Growing up, math was always my favorite subject. I loved being able to look at a set of numbers and instructions and then be able to transform that into a solution using a prescribed method. It made me feel secure and confident. For that reason, I knew I wanted to go into some sort of engineering field. After a pursuing a career in social science for a while, I finally decided that I wanted to pursue an engineering career, but I was unsure what type of engineering that would be. I planned to return to undergrad and earn another bachelors in civil, mechanical, electrical, and software engineering.

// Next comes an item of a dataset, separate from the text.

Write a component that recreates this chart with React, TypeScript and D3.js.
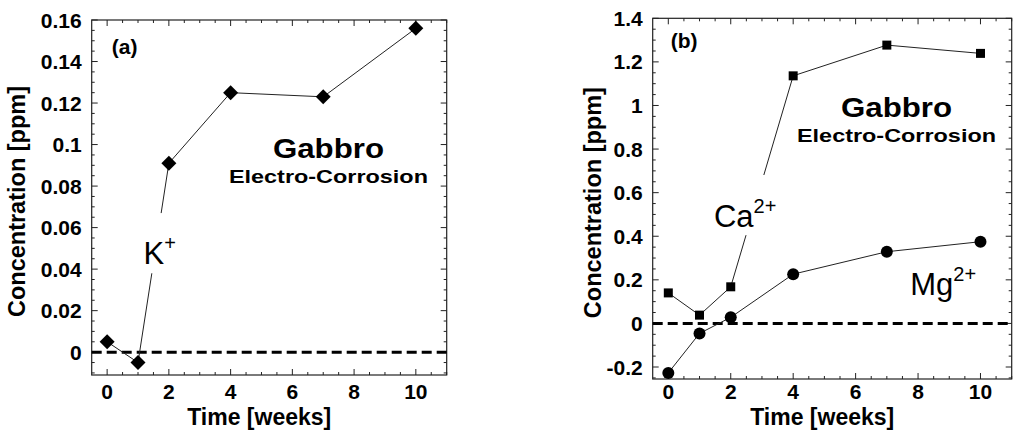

I was learning more toward the first three because I knew that I would be able to use more of my mathematical skills. However, as I looked deeper into which types of engineering I enjoyed and wanted to pursue as a career, software engineering quickly rose to the top. I thought, “this is great! A career that I enjoy with financial stability. But where is the math?!” While software engineering definitely requires technical thinking, in the beginning, it didn’t seem like a field that would make me use mathematical reasoning. That is until I discovered algorithms and their role in the field!

What are algorithms?

Simply put, algorithms are a set of clear, discrete, step-by-step instructions that accomplish a task and/or solve a problem (Rao 2019). A day-to-day example of an algorithm is a recipe with a set of instructions. For example, to bake a cake, you must:

 Preheat the oven
 Gather dry ingredients
 Mix dry ingredients
 Gather wet ingredients
 Mix wet ingredients
 Mix both wet and dry ingredients
 Put batter into a pan
 Put into the oven and bake for 40 minutes
 Meanwhile, mix ingredients for frosting
 Take cake out and let it cool
 Frost the cake
 Enjoy!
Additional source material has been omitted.